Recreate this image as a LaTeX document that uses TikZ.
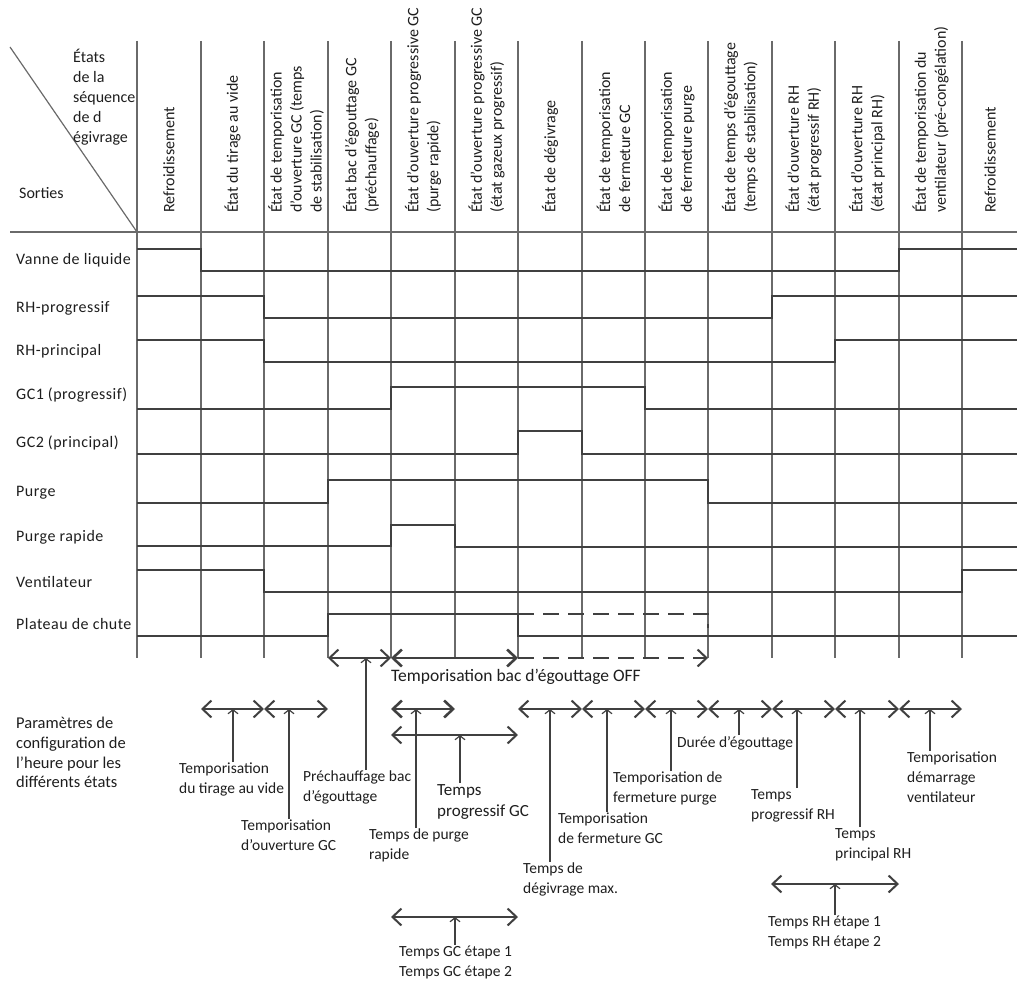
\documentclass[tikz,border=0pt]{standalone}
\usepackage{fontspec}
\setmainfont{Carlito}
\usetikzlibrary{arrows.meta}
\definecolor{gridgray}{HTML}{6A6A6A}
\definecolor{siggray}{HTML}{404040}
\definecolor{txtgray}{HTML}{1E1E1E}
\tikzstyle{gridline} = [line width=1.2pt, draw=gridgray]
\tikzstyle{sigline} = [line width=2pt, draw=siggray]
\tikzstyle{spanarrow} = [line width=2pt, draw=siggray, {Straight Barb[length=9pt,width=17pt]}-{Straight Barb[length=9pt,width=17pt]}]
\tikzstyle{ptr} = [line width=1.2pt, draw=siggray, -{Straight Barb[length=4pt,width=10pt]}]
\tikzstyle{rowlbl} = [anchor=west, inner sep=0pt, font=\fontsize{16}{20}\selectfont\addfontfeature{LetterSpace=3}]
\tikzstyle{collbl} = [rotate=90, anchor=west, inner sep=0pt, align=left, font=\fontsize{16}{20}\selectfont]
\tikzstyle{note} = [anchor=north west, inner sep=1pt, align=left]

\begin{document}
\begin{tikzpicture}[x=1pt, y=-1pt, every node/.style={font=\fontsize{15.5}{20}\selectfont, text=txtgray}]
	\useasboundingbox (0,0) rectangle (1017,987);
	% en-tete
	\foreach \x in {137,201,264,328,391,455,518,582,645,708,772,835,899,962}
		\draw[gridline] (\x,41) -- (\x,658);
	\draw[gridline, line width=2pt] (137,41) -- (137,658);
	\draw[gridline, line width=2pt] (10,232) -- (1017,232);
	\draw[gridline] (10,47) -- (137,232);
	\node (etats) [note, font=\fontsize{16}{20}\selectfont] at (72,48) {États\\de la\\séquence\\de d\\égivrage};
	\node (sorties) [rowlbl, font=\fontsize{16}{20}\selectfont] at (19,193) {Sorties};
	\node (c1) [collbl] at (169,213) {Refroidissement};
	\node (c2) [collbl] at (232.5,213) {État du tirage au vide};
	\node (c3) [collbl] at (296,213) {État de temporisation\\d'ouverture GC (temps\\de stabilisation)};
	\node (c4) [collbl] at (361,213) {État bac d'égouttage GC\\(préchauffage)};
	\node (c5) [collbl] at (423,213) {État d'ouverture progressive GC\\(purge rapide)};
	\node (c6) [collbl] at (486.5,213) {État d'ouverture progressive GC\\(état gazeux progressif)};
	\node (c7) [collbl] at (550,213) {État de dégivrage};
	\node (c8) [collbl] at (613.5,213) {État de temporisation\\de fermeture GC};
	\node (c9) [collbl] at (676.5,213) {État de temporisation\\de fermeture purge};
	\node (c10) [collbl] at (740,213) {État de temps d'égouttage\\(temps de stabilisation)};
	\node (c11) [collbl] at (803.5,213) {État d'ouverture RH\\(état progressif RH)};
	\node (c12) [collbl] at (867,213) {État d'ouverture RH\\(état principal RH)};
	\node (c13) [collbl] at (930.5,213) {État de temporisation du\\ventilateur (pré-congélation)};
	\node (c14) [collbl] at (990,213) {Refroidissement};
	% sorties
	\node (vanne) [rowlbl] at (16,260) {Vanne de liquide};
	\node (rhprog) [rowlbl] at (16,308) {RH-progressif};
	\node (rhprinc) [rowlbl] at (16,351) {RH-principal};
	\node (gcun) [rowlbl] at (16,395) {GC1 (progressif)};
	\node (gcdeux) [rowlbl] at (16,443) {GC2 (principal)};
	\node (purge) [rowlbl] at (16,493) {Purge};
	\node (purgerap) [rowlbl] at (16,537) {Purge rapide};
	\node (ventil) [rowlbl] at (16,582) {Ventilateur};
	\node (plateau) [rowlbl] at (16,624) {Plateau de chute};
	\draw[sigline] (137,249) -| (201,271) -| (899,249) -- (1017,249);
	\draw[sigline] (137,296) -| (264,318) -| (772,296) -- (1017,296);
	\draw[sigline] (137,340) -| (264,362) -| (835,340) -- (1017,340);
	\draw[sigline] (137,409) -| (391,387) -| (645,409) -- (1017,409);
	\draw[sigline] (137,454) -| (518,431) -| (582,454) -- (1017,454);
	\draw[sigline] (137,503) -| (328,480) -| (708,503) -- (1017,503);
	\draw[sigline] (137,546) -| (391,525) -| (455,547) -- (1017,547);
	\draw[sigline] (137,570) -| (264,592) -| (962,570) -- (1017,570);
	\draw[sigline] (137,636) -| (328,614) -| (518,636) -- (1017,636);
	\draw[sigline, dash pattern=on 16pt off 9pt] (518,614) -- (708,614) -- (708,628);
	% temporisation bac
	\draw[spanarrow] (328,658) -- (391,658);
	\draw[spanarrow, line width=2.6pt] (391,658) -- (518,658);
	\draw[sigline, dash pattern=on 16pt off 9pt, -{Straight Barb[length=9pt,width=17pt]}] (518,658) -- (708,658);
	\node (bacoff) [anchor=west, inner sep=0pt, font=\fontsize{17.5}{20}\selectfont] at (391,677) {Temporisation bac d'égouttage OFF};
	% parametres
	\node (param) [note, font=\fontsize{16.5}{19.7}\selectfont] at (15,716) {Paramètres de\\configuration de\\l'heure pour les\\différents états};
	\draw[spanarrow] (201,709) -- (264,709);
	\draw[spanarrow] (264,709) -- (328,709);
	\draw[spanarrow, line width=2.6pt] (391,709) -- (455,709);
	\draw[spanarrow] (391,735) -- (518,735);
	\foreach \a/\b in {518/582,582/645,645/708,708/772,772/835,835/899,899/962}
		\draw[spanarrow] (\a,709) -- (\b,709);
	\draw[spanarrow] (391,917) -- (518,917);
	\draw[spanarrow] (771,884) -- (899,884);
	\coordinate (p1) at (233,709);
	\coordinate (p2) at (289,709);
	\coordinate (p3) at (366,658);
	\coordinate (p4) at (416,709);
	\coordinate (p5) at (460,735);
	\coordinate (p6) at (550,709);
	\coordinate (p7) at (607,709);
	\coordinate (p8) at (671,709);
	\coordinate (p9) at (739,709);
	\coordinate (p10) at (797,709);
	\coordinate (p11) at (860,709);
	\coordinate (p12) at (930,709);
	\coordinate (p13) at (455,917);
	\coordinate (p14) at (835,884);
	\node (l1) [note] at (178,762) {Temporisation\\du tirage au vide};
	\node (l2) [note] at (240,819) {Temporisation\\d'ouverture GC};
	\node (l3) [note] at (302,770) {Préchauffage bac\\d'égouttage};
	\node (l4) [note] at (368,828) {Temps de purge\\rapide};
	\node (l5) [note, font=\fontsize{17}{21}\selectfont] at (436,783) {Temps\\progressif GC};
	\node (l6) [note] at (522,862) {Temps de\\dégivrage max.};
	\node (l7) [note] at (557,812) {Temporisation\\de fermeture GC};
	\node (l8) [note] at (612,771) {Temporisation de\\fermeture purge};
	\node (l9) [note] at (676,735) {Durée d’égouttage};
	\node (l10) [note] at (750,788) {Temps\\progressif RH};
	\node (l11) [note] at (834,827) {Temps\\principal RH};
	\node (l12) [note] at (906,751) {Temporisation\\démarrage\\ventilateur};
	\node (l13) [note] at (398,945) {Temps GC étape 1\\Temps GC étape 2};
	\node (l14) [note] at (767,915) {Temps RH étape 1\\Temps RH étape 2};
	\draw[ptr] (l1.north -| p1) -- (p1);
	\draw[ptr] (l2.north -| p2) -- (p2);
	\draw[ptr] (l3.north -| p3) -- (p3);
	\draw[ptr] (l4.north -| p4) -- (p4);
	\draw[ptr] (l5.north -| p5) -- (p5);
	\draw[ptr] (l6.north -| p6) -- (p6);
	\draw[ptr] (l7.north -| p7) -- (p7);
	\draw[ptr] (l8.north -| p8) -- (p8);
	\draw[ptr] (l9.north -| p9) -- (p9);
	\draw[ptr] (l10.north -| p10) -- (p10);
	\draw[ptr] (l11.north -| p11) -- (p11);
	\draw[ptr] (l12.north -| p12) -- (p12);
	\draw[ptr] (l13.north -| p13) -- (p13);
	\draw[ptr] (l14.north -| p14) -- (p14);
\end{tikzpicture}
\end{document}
========================================
▶ Objective: Only lines belong in the copy: transcribe those from the start of the data through the line that contains "inner sep=1pt, align=left]", and skip the pictures.

▶ Written answer:
Recreate this image as a LaTeX document that uses TikZ.
\documentclass[tikz,border=0pt]{standalone}
\usepackage{fontspec}
\setmainfont{Carlito}
\usetikzlibrary{arrows.meta}
\definecolor{gridgray}{HTML}{6A6A6A}
\definecolor{siggray}{HTML}{404040}
\definecolor{txtgray}{HTML}{1E1E1E}
\tikzstyle{gridline} = [line width=1.2pt, draw=gridgray]
\tikzstyle{sigline} = [line width=2pt, draw=siggray]
\tikzstyle{spanarrow} = [line width=2pt, draw=siggray, {Straight Barb[length=9pt,width=17pt]}-{Straight Barb[length=9pt,width=17pt]}]
\tikzstyle{ptr} = [line width=1.2pt, draw=siggray, -{Straight Barb[length=4pt,width=10pt]}]
\tikzstyle{rowlbl} = [anchor=west, inner sep=0pt, font=\fontsize{16}{20}\selectfont\addfontfeature{LetterSpace=3}]
\tikzstyle{collbl} = [rotate=90, anchor=west, inner sep=0pt, align=left, font=\fontsize{16}{20}\selectfont]
\tikzstyle{note} = [anchor=north west, inner sep=1pt, align=left]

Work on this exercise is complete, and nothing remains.